Con esas ideas rondando partimos camino al Nuevo Gasómetro y el taxista nos advierte del peligro colindante al estadio: una villa miseria que no debemos cruzar. El comentario parece gracioso: era cosa de ver no más la pobreza extrema para darse cuenta que hay que estar loco, siendo extranjero, pensar siquiera la posibilidad de ir a meterse por allá. Entramos a la platea sur, le pregunto a un policía si se respeta acá los números de asientos, me pregunta si soy chileno, le digo que sí e inexplicablemente me dice que no me va a ayudar en nada por el solo hecho de ser chileno. Que se joda. Buscamos una buena ubicación, los pocos destinados a los no abonados, preguntamos si están disponibles y ningún problema. El ambiente es familiar, se ven mujeres, adultos mayores y niños. Una hora para comenzar, una hora para ver lo que queda del partido de reserva, una hora para disfrutar de cómo poco a poco el estadio se va llenando y la temperatura que sube con el canto de las hinchadas. Sale San Lorenzo a la cancha y treinta mil personas cantando al ritmo de Los Ángeles Azules: "No importa en qué cancha jugués, yo siempre te vengo a ver, dale, dale San Loren..., dale, dale San Loren...". Sale Boca a la cancha y los cuatro mil visitantes entonados con los bronces de la bandita que los anima y la clásica bandera gigante que dice: "Podrán imitarnos, pero igualarnos jamás", junto a los dibujos de Caminito y Puente Avellaneda. El ambiente es fantástico, la pasión estalla por todos lados.

Comienza el partido y se disputa un buen partido. Boca tiene oficio y juega mejor, toca y traslada el balón, es paciente, a veces lento, pero se crea oportunidades. San Lorenzo es un desastre, no juega a nada, tira pelotazos y parece un equipo atemorizado. Gol de Boca y justicia en el marcador. Pero gol polémico que hace estallar a la tribuna con insultos al árbitro. El ambiente se pone caliente y termina por encenderse definitivamente con un evidente penal no cobrado a favor de los locales. 0-1 primer tiempo y a descansar no quince, sino veinte como acostumbran los equipos argentinos.
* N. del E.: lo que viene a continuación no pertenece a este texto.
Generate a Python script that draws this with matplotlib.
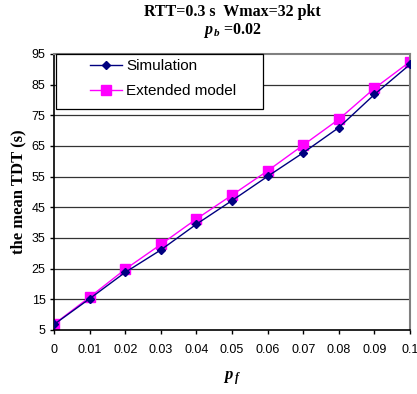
import matplotlib
matplotlib.use("Agg")
import matplotlib.pyplot as plt
from matplotlib.patches import Rectangle

plt.rcParams["mathtext.fontset"] = "custom"
plt.rcParams["mathtext.it"] = "Liberation Serif:italic:bold"
plt.rcParams["mathtext.rm"] = "Liberation Serif:bold"

pf = [0, 0.01, 0.02, 0.03, 0.04, 0.05, 0.06, 0.07, 0.08, 0.09, 0.1]
simulation = [6.8, 15.2, 23.8, 31.1, 39.5, 47.2, 55.1, 62.8, 71.0, 81.8, 91.6]
extended = [6.9, 15.7, 24.8, 32.9, 41.2, 49.0, 56.9, 65.3, 73.7, 83.8, 92.5]
xticks = [0, 0.01, 0.02, 0.03, 0.04, 0.05, 0.06, 0.07, 0.08, 0.09, 0.1]
xticklabels = ["0", "0.01", "0.02", "0.03", "0.04", "0.05", "0.06", "0.07", "0.08", "0.09", "0.1"]
yticks = [5, 15, 25, 35, 45, 55, 65, 75, 85, 95]

W, H = 417, 394
fig = plt.figure(figsize=(W/100, H/100), dpi=100)
ax = fig.add_axes([54/W, 1-330/H, (410-54)/W, (330-54)/H])

for y in yticks[1:-1]:
    ax.axhline(y, color="#333333", lw=0.9, zorder=1)

ax.plot(pf, simulation, color="#000080", lw=1.0, marker="D", ms=4.5,
        label="Simulation", zorder=3)
ax.plot(pf, extended, color="#FF00FF", lw=1.0, marker="s", ms=6.5,
        label="Extended model", zorder=2)

ax.set_xlim(0, 0.1)
ax.set_ylim(5, 95)
ax.set_xticks(xticks)
ax.set_xticklabels(xticklabels, fontfamily="Liberation Sans", fontsize=9)
ax.set_yticks(yticks)
ax.set_yticklabels([str(v) for v in yticks], fontfamily="Liberation Sans", fontsize=9)
ax.tick_params(axis="both", direction="out", length=3, width=1, color="black")
ax.tick_params(axis="x", pad=7)
ax.tick_params(axis="y", pad=3)

for s in ["left", "bottom"]:
    ax.spines[s].set_color("black")
    ax.spines[s].set_linewidth(1.2)
for s in ["top", "right"]:
    ax.spines[s].set_color("#808080")
    ax.spines[s].set_linewidth(1.5)

# legend frame
frame = Rectangle((56/W, 1-109/H), (263-56)/W, (109-54)/H, transform=fig.transFigure,
                  facecolor="white", edgecolor="black", lw=0.9, zorder=4)
ax.add_patch(frame)
frame.set_clip_on(False)

leg = ax.legend(loc="upper left", bbox_to_anchor=(90/W, 1-59/H),
                bbox_transform=fig.transFigure, frameon=False,
                prop={"family": "Liberation Sans", "size": 11},
                borderpad=0, handlelength=2.1, handletextpad=0.25,
                labelspacing=0.75, borderaxespad=0.0)
leg.set_zorder(5)

fig.text(232/W, 1-12/H, "RTT=0.3 s  Wmax=32 pkt", ha="center", va="center",
         fontfamily="Liberation Serif", fontweight="bold", fontsize=11.5)
fig.text(232/W, 1-30/H, r"$p_{\,b}$ =0.02", ha="center", va="center",
         fontfamily="Liberation Serif", fontweight="bold", fontsize=11.5)
fig.text(232/W, 1-378/H, r"$p_{\,f}$", ha="center", va="center",
         fontfamily="Liberation Serif", fontweight="bold", fontsize=12)
fig.text(18/W, 1-192/H, "the mean TDT (s)", ha="center", va="center", rotation=90,
         fontfamily="Liberation Serif", fontweight="bold", fontsize=12)

fig.savefig("out.png", dpi=100)
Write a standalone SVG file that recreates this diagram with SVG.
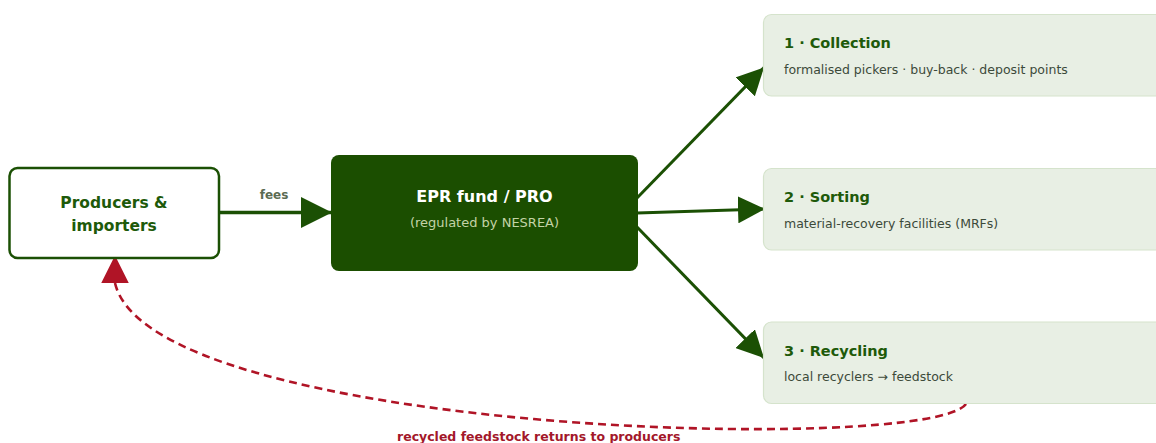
<svg xmlns="http://www.w3.org/2000/svg" width="1156" height="443" viewBox="0 0 1156 443">
  <style>
    .lbl { font-family: "DejaVu Sans", "Liberation Sans", sans-serif; }
    .prod { fill: #ffffff; stroke: #1b5004; stroke-width: 2.5; }
    .prodtxt { font-size: 15.5px; font-weight: bold; fill: #1e5a0a; }
    .fund { fill: #1b4e00; }
    .fundtitle { font-size: 16px; font-weight: bold; fill: #ffffff; }
    .fundsub { font-size: 13px; fill: #c3d3a6; }
    .stage { fill: #e8efe4; stroke: #d5e3cc; stroke-width: 1.2; }
    .stagetitle { font-size: 14.5px; font-weight: bold; fill: #1e5a0a; }
    .stagesub { font-size: 12.5px; fill: #3c4a3a; }
    .flow { fill: none; stroke: #1b5004; }
    .loop { fill: none; stroke: #b01426; stroke-width: 2.6; stroke-dasharray: 8 5; }
    .feeslbl { font-size: 12px; font-weight: bold; fill: #5b6b52; }
    .looplbl { font-size: 12.5px; font-weight: bold; fill: #a3172a; }
  </style>
  <defs>
    <marker id="arrowGreen" viewBox="0 0 10 10" refX="10" refY="5" markerWidth="9" markerHeight="9" markerUnits="strokeWidth" orient="auto">
      <path d="M0,0 L10,5 L0,10 z" fill="#1b5004"/>
    </marker>
    <!-- upward-pointing head, anchored at its base -->
    <marker id="arrowRedUp" viewBox="0 0 10 10" refX="0" refY="5" markerWidth="27.5" markerHeight="27.5" markerUnits="userSpaceOnUse" orient="270">
      <path d="M0,0 L10,5 L0,10 z" fill="#b01426"/>
    </marker>
  </defs>

  <!-- connectors -->
  <g id="connectors">
    <line class="flow" x1="219" y1="212.5" x2="332" y2="212.5" stroke-width="3.5" marker-end="url(#arrowGreen)"/>
    <text class="lbl feeslbl" x="274" y="199" text-anchor="middle">fees</text>
    <line class="flow" x1="637" y1="198" x2="764" y2="67.5" stroke-width="3" marker-end="url(#arrowGreen)"/>
    <line class="flow" x1="637" y1="213" x2="765" y2="209" stroke-width="3" marker-end="url(#arrowGreen)"/>
    <line class="flow" x1="637" y1="227" x2="764" y2="358" stroke-width="3" marker-end="url(#arrowGreen)"/>
    <path class="loop" d="M966,404 C930,455 150,435 115,283" marker-end="url(#arrowRedUp)"/>
    <text class="lbl looplbl" x="397" y="441">recycled feedstock returns to producers</text>
  </g>

  <!-- producers and importers -->
  <g id="producers">
    <rect class="prod" x="9.5" y="168" width="209.5" height="90" rx="8"/>
    <text class="lbl prodtxt" x="114" y="208" text-anchor="middle">Producers &amp;</text>
    <text class="lbl prodtxt" x="114" y="230.5" text-anchor="middle">importers</text>
  </g>

  <!-- EPR fund -->
  <g id="epr-fund">
    <rect class="fund" x="331" y="155" width="307" height="116" rx="8"/>
    <text class="lbl fundtitle" x="484.5" y="202" text-anchor="middle">EPR fund / PRO</text>
    <text class="lbl fundsub" x="484.5" y="227" text-anchor="middle">(regulated by NESREA)</text>
  </g>

  <!-- stages -->
  <g id="collection">
    <rect class="stage" x="763.5" y="14.5" width="410" height="81.5" rx="8"/>
    <text class="lbl stagetitle" x="784" y="48">1 · Collection</text>
    <text class="lbl stagesub" x="784" y="73.5">formalised pickers · buy-back · deposit points</text>
  </g>
  <g id="sorting">
    <rect class="stage" x="763.5" y="168.5" width="410" height="81.5" rx="8"/>
    <text class="lbl stagetitle" x="784" y="202">2 · Sorting</text>
    <text class="lbl stagesub" x="784" y="227.5">material-recovery facilities (MRFs)</text>
  </g>
  <g id="recycling">
    <rect class="stage" x="763.5" y="322" width="410" height="81.5" rx="8"/>
    <text class="lbl stagetitle" x="784" y="355.5">3 · Recycling</text>
    <text class="lbl stagesub" x="784" y="381">local recyclers → feedstock</text>
  </g>
</svg>
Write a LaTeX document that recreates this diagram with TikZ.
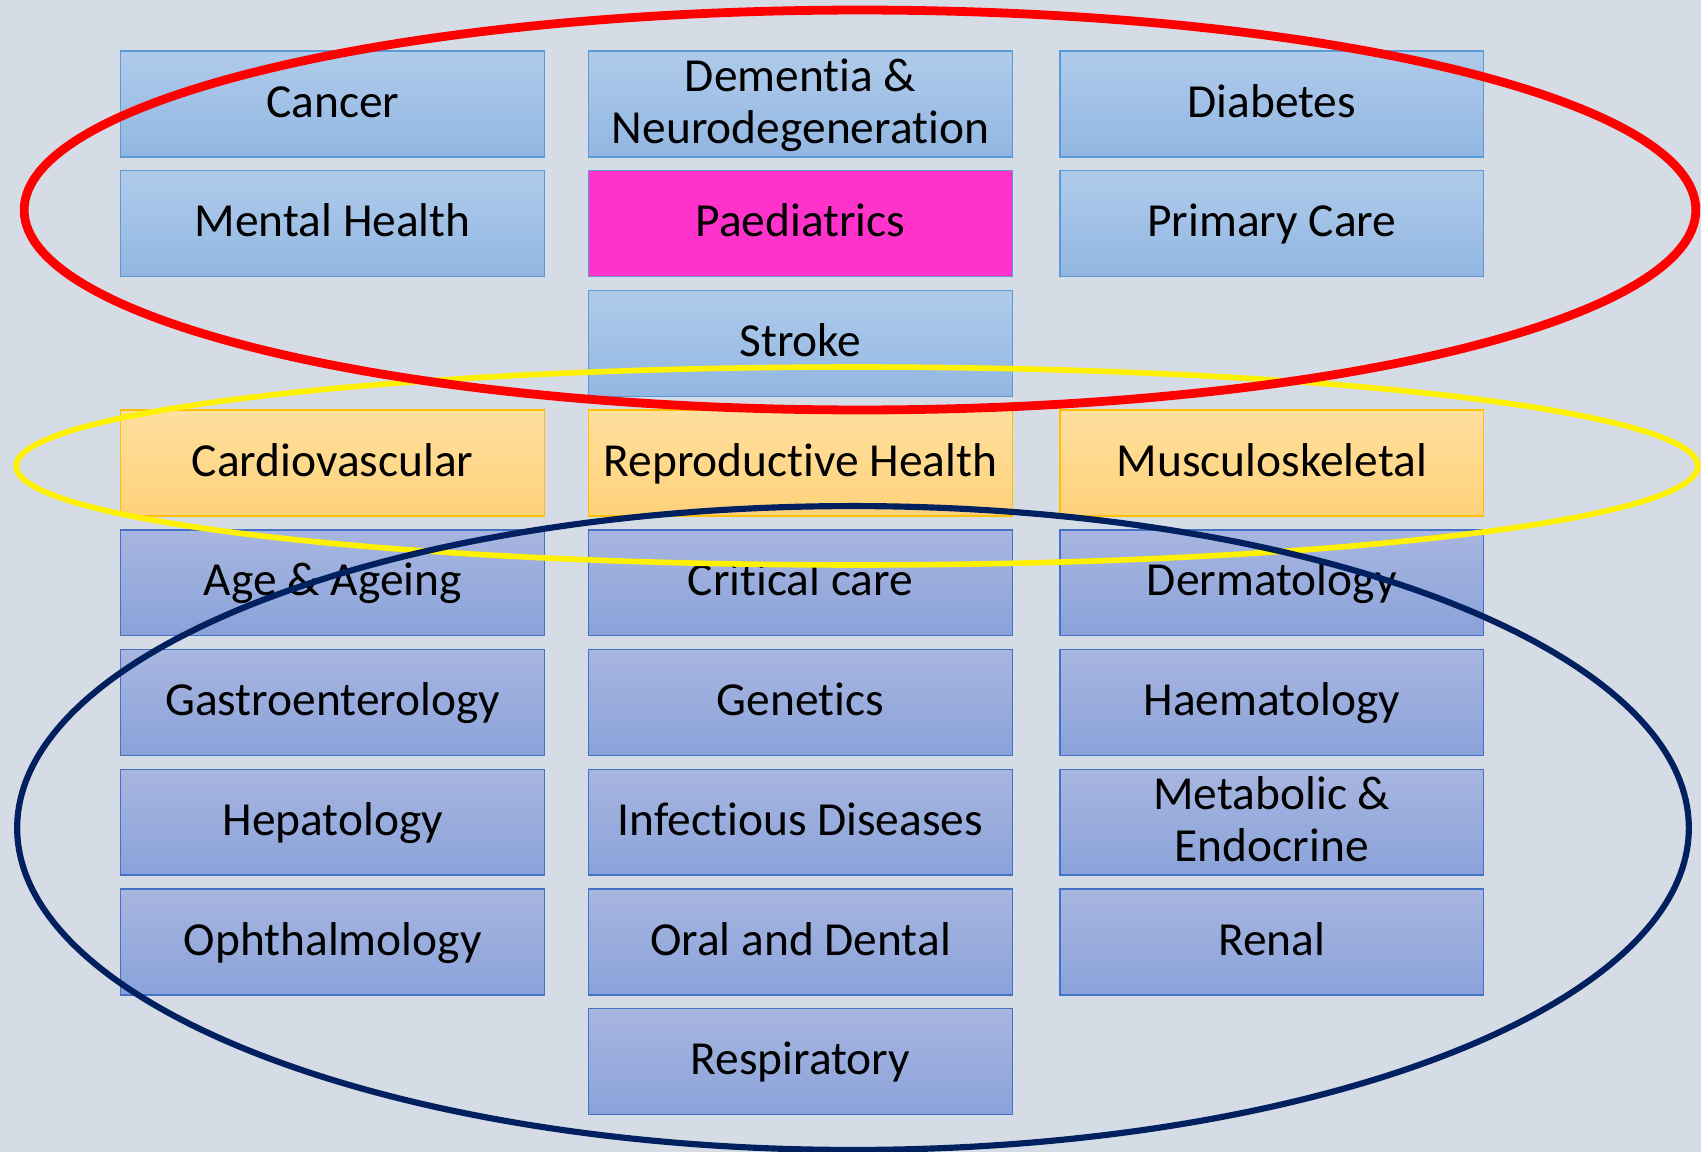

Segundo tiempo y el ritmo es algo más lento. Se nota el cansancio del esfuerzo desplegado en los primeros cuarenta y cinco minutos. San Lorenzo se queda tempranamente con diez por una ajustada expulsión y el partido parece favorable definitivamente para los visitantes, quienes apuestan al contragolpe, se crean tres a cuatro ocasiones clarísimas para sentenciar el duelo, pero no lo cierran y perdonan a su rival. San Lorenzo se adueña de la pelota, con más esfuerzo que fútbol intenta hacer algo, pero tampoco llega mucho. Hasta que en una patriada por la izquierda, en la ocasión de gol del segundo tiempo, Bergessio fusila a Abbondanzieri a cinco minutos del final y hace parar la angustia y la amargura que hace rato se había apoderado de los hinchas sanlorencistas. Festejo enloquecido, celebración como si fuera un triunfo y los hinchas que se quedan tranquilos porque la paternidad sobre Boca se mantiene.

Termina el partido y esperamos veinte minutos a que abran las puertas una vez que ya ha sido desalojada la tribuna visitante. Vuelta a casa en taxi, una fugazza nos espera, con la alegría de haber vivido el genuino fútbol argentino y con las ganas de quedarse a vivir una temporada entera disfrutando de la liga más competitiva del mundo.